There are 3 components that make up EMDIAG:  repvfy, omsvfy and agtvfy.   Today, one of the features I am introducing you to is in repvfy.  This is the component that pulls data from the EM repository.

repvfy diag all  

This is my go to these days.  Instead of tell the customer I need X, Y, Z and A, B, C, I get this.   The diag all runs through various EMDIAG reports that are frequently used in troubleshooting issues with support and development.  It runs the different reports and zips them into a file that can then be uploaded easily.    There’s also a shorter version repvfy diag core.

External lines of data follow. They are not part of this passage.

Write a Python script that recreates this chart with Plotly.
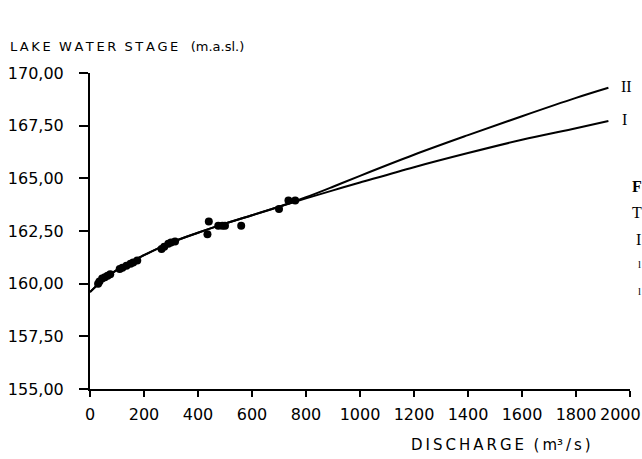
import plotly.graph_objects as go

# ---- data ----
obs_q = [30, 35, 45, 55, 65, 75, 110, 120, 135, 150, 160, 175,
         265, 275, 290, 300, 315, 435, 440, 475, 490, 500, 560, 700, 735, 760]
obs_stage = [160.0, 160.1, 160.25, 160.3, 160.38, 160.45, 160.7, 160.75, 160.85, 160.95, 161.0, 161.1,
             161.65, 161.75, 161.9, 161.95, 162.0, 162.35, 162.95, 162.75, 162.75, 162.75, 162.75,
             163.55, 163.95, 163.95]

curve_q = [0, 50, 100, 200, 300, 400, 500, 600, 700, 800, 900, 1000, 1200, 1400, 1600, 1800, 1920]
curve_I = [159.6, 160.2, 160.65, 161.35, 161.95, 162.42, 162.85, 163.25, 163.65, 164.05,
           164.43, 164.8, 165.53, 166.2, 166.83, 167.38, 167.72]
curve_II = [159.6, 160.2, 160.65, 161.35, 161.95, 162.42, 162.85, 163.25, 163.65, 164.1,
            164.6, 165.12, 166.12, 167.05, 167.95, 168.82, 169.3]

x_ticks = [0, 200, 400, 600, 800, 1000, 1200, 1400, 1600, 1800, 2000]
x_ticktext = ["0", "200", "400", "600", "800", "1000", "1200", "1400", "1600", "1800", "2000"]
y_ticks = [155, 157.5, 160, 162.5, 165, 167.5, 170]
y_ticktext = ["155,00", "157,50", "160,00", "162,50", "165,00", "167,50", "170,00"]

W, H = 642, 459
L, R, T, B = 90, 12, 73, 70
PW, PH = W - L - R, H - T - B


def px(x, y):
    return (x - L) / PW, 1 - (y - T) / PH


def spaced(word):
    return "\u2009".join(word)


fig = go.Figure()
fig.add_trace(go.Scatter(x=curve_q, y=curve_II, mode="lines", line=dict(color="black", width=2, shape="spline"),
                         showlegend=False, hoverinfo="skip"))
fig.add_trace(go.Scatter(x=curve_q, y=curve_I, mode="lines", line=dict(color="black", width=2, shape="spline"),
                         showlegend=False, hoverinfo="skip"))
fig.add_trace(go.Scatter(x=obs_q, y=obs_stage, mode="markers", marker=dict(color="black", size=8),
                         showlegend=False))

font_axis = dict(family="DejaVu Sans", size=16, color="black")

# last tick label is set separately (shifted left so it stays inside the page)
fig.update_xaxes(range=[0, 2000], tickvals=x_ticks, ticktext=x_ticktext[:-1] + [""], ticks="outside",
                 ticklen=6, tickwidth=1.5, tickcolor="black", showline=True, linecolor="black", linewidth=2,
                 showgrid=False, zeroline=False, tickfont=font_axis, ticklabelstandoff=4,
                 tickangle=0, automargin=False)
fig.update_yaxes(range=[155, 170], tickvals=y_ticks, ticktext=y_ticktext, ticks="outside", ticklen=9,
                 tickwidth=2, tickcolor="black", showline=True, linecolor="black", linewidth=2,
                 showgrid=False, zeroline=False, tickfont=font_axis, ticklabelstandoff=12,
                 automargin=False)

ann = []
_, yl = px(0, 414)
ann.append(dict(x=x_ticks[-1], y=yl, xref="x", yref="paper", xanchor="center", yanchor="middle",
                xshift=-10, text=x_ticktext[-1], showarrow=False, font=font_axis))
x0, y0 = px(8, 46)
ann.append(dict(x=x0, y=y0, xref="paper", yref="paper", xanchor="left", yanchor="middle",
                text=spaced("LAKE") + "  " + spaced("WATER") + "  " + spaced("STAGE") + "   (m.a.sl.)",
                showarrow=False, font=dict(family="DejaVu Sans", size=13, color="black")))
x0, y0 = px(409, 445)
ann.append(dict(x=x0, y=y0, xref="paper", yref="paper", xanchor="left", yanchor="middle",
                text=spaced("DISCHARGE") + "  (\u2009m³\u2009/\u2009s\u2009)", showarrow=False,
                font=dict(family="DejaVu Sans", size=15, color="black")))
x0, y0 = px(626, 86)
ann.append(dict(x=x0, y=y0, xref="paper", yref="paper", xanchor="center", yanchor="middle",
                text="II", showarrow=False, font=dict(family="Liberation Serif", size=16, color="black")))
x0, y0 = px(624, 119)
ann.append(dict(x=x0, y=y0, xref="paper", yref="paper", xanchor="center", yanchor="middle",
                text="I", showarrow=False, font=dict(family="Liberation Serif", size=16, color="black")))
# letters of the neighbouring text column at the right edge
for txt, xx, yy, sz, bold in [("F", 630, 186, 16, True), ("T", 630, 213, 16, False), ("I", 634, 239, 16, False),
                               ("l", 636, 264, 11, False), ("l", 636, 291, 11, False)]:
    x0, y0 = px(xx, yy)
    ann.append(dict(x=x0, y=y0, xref="paper", yref="paper", xanchor="left", yanchor="middle",
                    text=("<b>%s</b>" % txt) if bold else txt, showarrow=False,
                    font=dict(family="Liberation Serif", size=sz, color="black")))

fig.update_layout(width=W, height=H, margin=dict(l=L, r=R, t=T, b=B, autoexpand=False),
                  paper_bgcolor="white", plot_bgcolor="white", annotations=ann)

fig.write_html("out.html")
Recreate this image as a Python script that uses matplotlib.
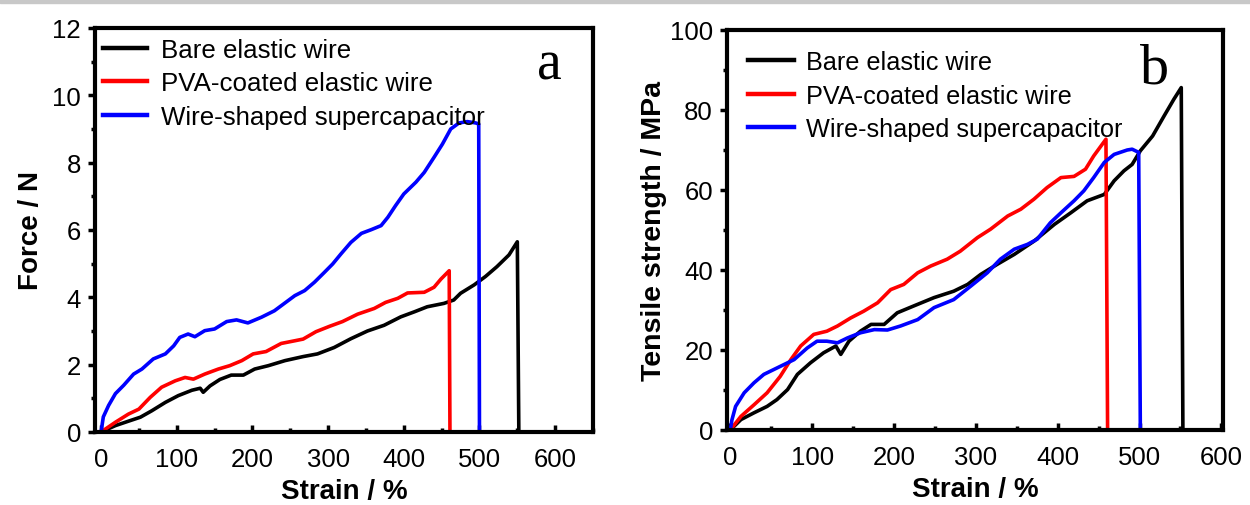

adding: advisor_day_2015_07_06_084304.log (deflated 81%)
adding: advisors_2015_07_06_084304.log (deflated 83%)
adding: agent_health_2015_07_02_120925.log (deflated 83%)
adding: analyze.log (deflated 83%)
adding: backlog_2015_07_06_084304.log (deflated 84%)
adding: body1.log (stored 0%)
adding: body2.log (stored 0%)
adding: body3.log (stored 0%)
adding: cursor_2015_07_06_084304.log (deflated 84%)
adding: custom_2015_07_06_084304.log (deflated 86%)
adding: deinstall.log (deflated 79%)
adding: details_2015_07_02_082451.log (deflated 82%)
adding: details_2015_07_02_082451.sql (deflated 68%)
adding: details_2015_07_06_084304.log (deflated 87%)
adding: details_2015_07_06_084304.sql (deflated 74%)
adding: errors_2015_07_06_084304.log (deflated 83%)
adding: install.log (deflated 80%)
adding: job_health_2015_07_06_084304.log (deflated 83%)
adding: loader_health_2015_07_06_084304.log (deflated 91%)
adding: metric_stats_2015_07_06_084304.log (deflated 92%)
adding: mtm_2015_07_06_084304.log (deflated 89%)
adding: notif_health_2015_07_06_084304.log (deflated 85%)
adding: performance_2015_07_06_084304.log (deflated 88%)
adding: ping_health_2015_07_06_084304.log (deflated 76%)
adding: pkg.log (deflated 62%)
adding: space_2015_07_06_084304.log (deflated 91%)
adding: system_2015_07_06_084304.log (deflated 86%)
adding: task_health_2015_07_06_084304.log (deflated 83%)
adding: upgrade2.log (stored 0%)
adding: verify.log (deflated 89%)
adding: verify_2015_07_02_082451.log (deflated 49%)
adding: verify_2015_07_06_084304.log (deflated 45%)
adding: views.log (deflated 82%)

File created: /u01/oracle/em12r5/oms/emdiag/tmp/

So just what does it gather information about?   Here’s a one line summary of each report:

advisors  – ADDM, ASH and AWR reports from the repository database
agent_health – summary of deployed agents, plugins and targets as well as availability and ping statistics
backlog – statistics from dbms_scheduler, loader subsystem, job subsystem, notification subsystem and the task/worker subsystem
cursor – cursor parameters and statistics for EM SQL
custom – summary of EM customizations done
errors – targets, agents, plugins, metrics, collections, jobs in error
job_health – summary of job subsystem configuration, statistics and performance
loader_health – summary of loader subsystem configuration, statistics and performance
metric_stats – performance summary of repository, loader subsystem, purge policies and metrics including top targets and metrics
mtm – summary of Repository and OMS configuration, housekeeping jobs, agent and plugin deployments
notif_health – summary of notification subsystem configuration, statistics and performance
performance – performance summary of repository, OMS, agents and internal subsystems.
ping_health – summary of agent ping jobs and communication
space – summary of schema statistics collections, table/index sizes and fragmentation
system – full configuration summary
task_health – summary of task subsystem configuration, statistics and performance
verify/details – the standard verification checks with detailed output

So depending on the issue you’re seeing, I will typically look at various reports.    If you have problems with notifications, I’m obviously going to go through the notif_health and probably the backlog and job_health reports.   If I’m just trying to get a good understanding of how your system is built, what targets you manage and what you’re doing with them, I’d start with the system and custom reports.

In future posts, we’ll break down some of these reports in detail, but that’s it for today!